Internationally, Greece remains a cause of concern but the dovish statement by the FOMC has put some heart back into the market. If some sort of settlement is cobbled together for Greece, the market could rebound by a distance.
On the domestic front, macro-economic news seems reasonable. The monsoons seem to have delivered a positive surprise although it is early days. Hence, inflation could also be lower than expected and in that case, the Reserve Bank of India (RBI) may consider easing rates soon. The Nifty dropped from 8,433 on June 1 to hit 7,940 on June 13 and 7,944 on June 15, and 7,952 on June 16. That was roughly six per cent correction. After that, the market rebounded till a high of 8,421 on June 24.
That level is difficult to read.
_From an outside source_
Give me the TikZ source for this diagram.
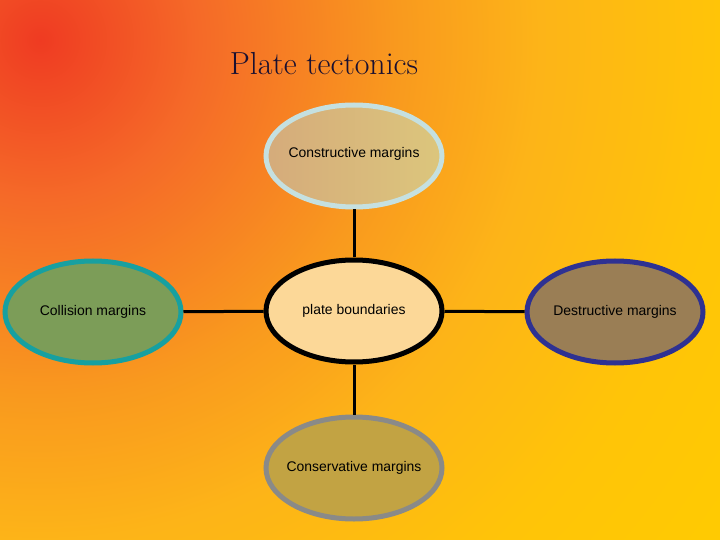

On the positive side, the index is now hovering at, or above, its own 200-DMA (the exponential and simple 200-DMAs are at 8,200 and 8,366, respectively). It has established a solid support at that 7,950 level. The FPIs have been net sellers through May, June and July in equity and debt. The domestic institutions have stepped up buying. The index has however, executed a pattern of lower lows. Also, the high of 8,421 was lower than the prior highs. This is a bearish signal.
The sustainability of the big bull market trend remains in question. However, given that the bull market has remained in force since December 2012, when the Nifty rallied from 4,600 levels, we could give them the benefit of the doubt. There have been prior dips below the 200-DMA during that 42-month run. So, this drop could also be very temporary.
The BankNifty dropped till 17,293, well below its own 200-DMAs and it bounced till a high of 18,499 on Wednesday. A long July 18,000p (290) and long July 19,000c (194) could work. The rupee has hardened versus USD. However, the euro could move North versus every currency if Greece resolves. So, there is a case for being long euro. The Nifty's put-call ratios (PCR) have turned healthy - however, PCR tends to be a poor indicator close to settlement. The overall PCR is at around 1.29. The July Call chain has open interest (OI) peaking at 8,400c but there is ample OI at 9,000c. The July Put OI has OI peaking at 7,900p, with ample OI down to 7,500p.
Given a new settlement, a move till 7,900 or till 9,000 is entirely possible within say 10-sessions. A bullspread of long July 8,500c (91), short 8,600c (57) costs 34 and pays a maximum 66, with the strike at 140 points from money. A bearspread of long 8,200p (90), short 8,100p (65) costs 25 and pays 75 at 160 points from money. Putting together a long-short strangle set with a positive reward to ratio involves taking a long 8,600c, long 8,100p, short 8,700c (36), short 8,000p (48). That is much wider than comfortable and it is worth waiting for premia to drop.